Strategic. 🔬 (EBH#167: Don't Let's Start)
Talent strategy is more than to-do lists and ten extra minutes of "thinking it through."
Mission: Create a million employer brand thinkers (like you!)
Employer Brand Headlines is written by James Ellis. »» Yes, you should say hello! ««
First…
As an employer brander, you are usually faced with some pretty serious constraints: Limited access to leadership, limited budget, limited authority, etc.
What if I told you that the best employer branders weren’t the ones with the coolest creative and the hottest platforms? The best EB’ers are the ones can maximize the minimal resources they have. The ones who can make two dollars feel like a million bucks.
As your coach, I can help you see potential and possibilities at work. I can help you plan a long-term strategy for success in any company.
Interested? Ping me at employerbrandnerd@gmail.com and we’ll figure out something that works for you.
The Big Idea
I’m just going to come right out and say it: The term “talent strategy” has nothing to do with strategy. It is a laundry list of projects and platforms we use to attempt to engage talent, a junk drawer of odds and ends filled with the lingering remnants of half-baked initiatives and things someone’s predecessor thought useful at the time but haven’t had the decency to die off yet.
And that’s too bad. This model where everyone effectively is doing the same thing (posting jobs to job boards, telling stories on blog posts and social media, posting videos that generally say little, add in a pinch of referral programs, an intern program which generates more news than hires, and pretend to care about internal mobility, and resorting to an RPO as a last resort or when executives start screaming) isn’t strategic at all.

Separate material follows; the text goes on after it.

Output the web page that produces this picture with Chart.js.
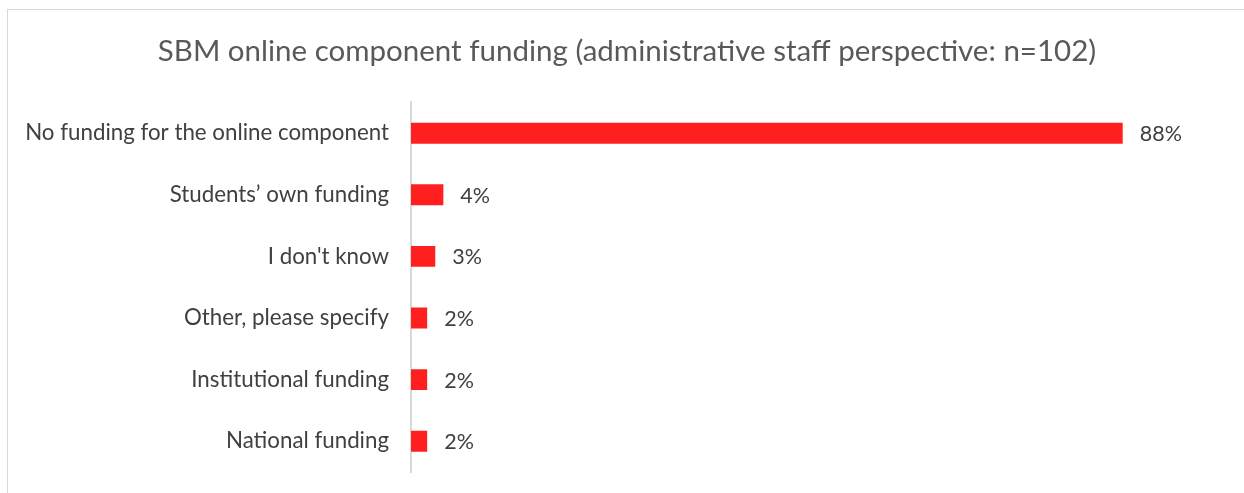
<!DOCTYPE html>
<html>
<head>
<meta charset="utf-8">
<script src="https://cdn.jsdelivr.net/npm/chart.js@4"></script>
<style>
    html, body { margin: 0; padding: 0; background: #fff; overflow: hidden; }
    #chartCanvas { position: absolute; left: 0; top: 0; }
    #frame { position: absolute; left: 7px; top: 9px; width: 1260px; height: 500px; border: 1px solid #d9d9d9; pointer-events: none; }
</style>
</head>
<body>
<canvas id="chartCanvas" width="1244" height="493"></canvas>
<div id="frame"></div>
<script>
    // --- Data ---
    const categories = [
        'No funding for the online component',
        'Students\u2019 own funding',
        'I don\'t know',
        'Other, please specify',
        'Institutional funding',
        'National funding'
    ];
    const percentages = [88, 4, 3, 2, 2, 2];
    const chartTitle = 'SBM online component funding (administrative staff perspective: n=102)';

    const FONT = 'Lato, Carlito, Calibri, sans-serif';
    const PAD_LEFT = 10;
    const AXIS_LEFT = 411;

    // draws "NN%" just past the end of each bar
    const valueLabels = {
        id: 'valueLabels',
        afterDatasetsDraw(chart) {
            const ctx = chart.ctx;
            const meta = chart.getDatasetMeta(0);
            ctx.save();
            ctx.font = '21.5px ' + FONT;
            ctx.fillStyle = '#404040';
            ctx.textAlign = 'left';
            ctx.textBaseline = 'middle';
            meta.data.forEach((bar, i) => {
                ctx.fillText(percentages[i] + '%', bar.x + 17, bar.y + 1);
            });
            ctx.restore();
        }
    };

    const chartInstance = new Chart(document.getElementById('chartCanvas'), {
        type: 'bar',
        data: {
            labels: categories,
            datasets: [{
                data: percentages,
                backgroundColor: '#ff1f1f',
                borderWidth: 0,
                categoryPercentage: 1,
                barPercentage: 0.34
            }]
        },
        options: {
            indexAxis: 'y',
            responsive: false,
            animation: false,
            layout: { padding: { left: PAD_LEFT, right: 0, top: 0, bottom: 21 } },
            plugins: {
                legend: { display: false },
                tooltip: { enabled: false },
                title: {
                    display: true,
                    text: chartTitle,
                    color: '#595959',
                    font: { family: FONT, size: 29.5, weight: 'normal' },
                    padding: { top: 34, bottom: 33 }
                }
            },
            scales: {
                x: {
                    display: false,
                    min: 0,
                    max: 103
                },
                y: {
                    grid: { display: false, drawTicks: false },
                    border: { display: true, color: '#d9d9d9', width: 2 },
                    ticks: {
                        color: '#404040',
                        padding: 22,
                        font: { family: FONT, size: 22.3 }
                    },
                    afterFit(scale) {
                        // fixed label column; labels sit inside the category bands, so no extra room above/below
                        scale.width = AXIS_LEFT - PAD_LEFT;
                        scale.paddingTop = 0;
                        scale.paddingBottom = 0;
                    }
                }
            }
        },
        plugins: [valueLabels]
    });
</script>
</body>
</html>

Which is a screaming, wailing shame because talent needs all the strategy it can get its hands on.
First, what is strategy? It isn’t a plan. It isn’t a list of tactics. It isn’t something you add to the word “analysis” to make it seem smarter.
There is no commonly held and shared definition of strategy. If you went to Harvard Business School you might have one definition. If you worked at McKinsey, you might another. If you have a military background, you might have something completely different. But we need to start by rejecting the idea that “strategy” is just a new name for a “smart plan.” You can’t say Napoleon won most of his battles and wars because he has smart plans, because plans fall apart in the heat of battle. He had built strategies.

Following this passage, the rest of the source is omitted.